The complaint apparently argues that using the pitbull image and nickname harms the legal profession and the public’s trust and confidence in our system of justice.
I don't like pitbulls and I think that calling yourself a pitbull lawyer in advertising is tacky, but trying to impose sanctions for it is nonsense. I don't know what the specific Florida rules say, but the notion that the state can impose sanctions for protected speech merely because it harms "the image of the profession" and the "trust in the system" is a very weak argument.
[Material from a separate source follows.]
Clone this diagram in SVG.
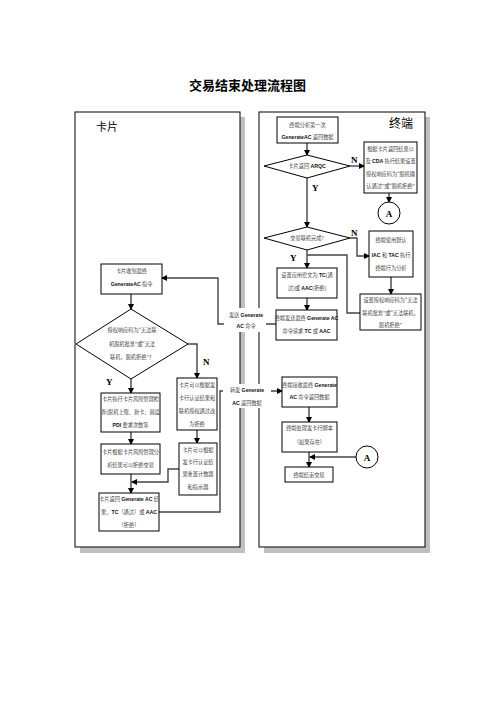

The standard by which commercial speech is evaluated has been established for ages. As the US Supreme Court has explained:
Our general approach to restrictions on commercial speech is . . . by now well settled. . . . Commercial speech that is not false or deceptive and does not concern unlawful activities, . . . may be restricted only in the service of a substantial governmental interest, and only through means that directly advance that interest. . . . Our application of these principles to the commercial speech of attorneys has led us to conclude that blanket bans on . . . advertising by attorneys and rules preventing attorneys from using nondeceptive terminology to describe their fields of practice are impermissible . . . but that rules prohibiting in-person solicitation of clients by attorneys are, at least under some circumstances, permissible.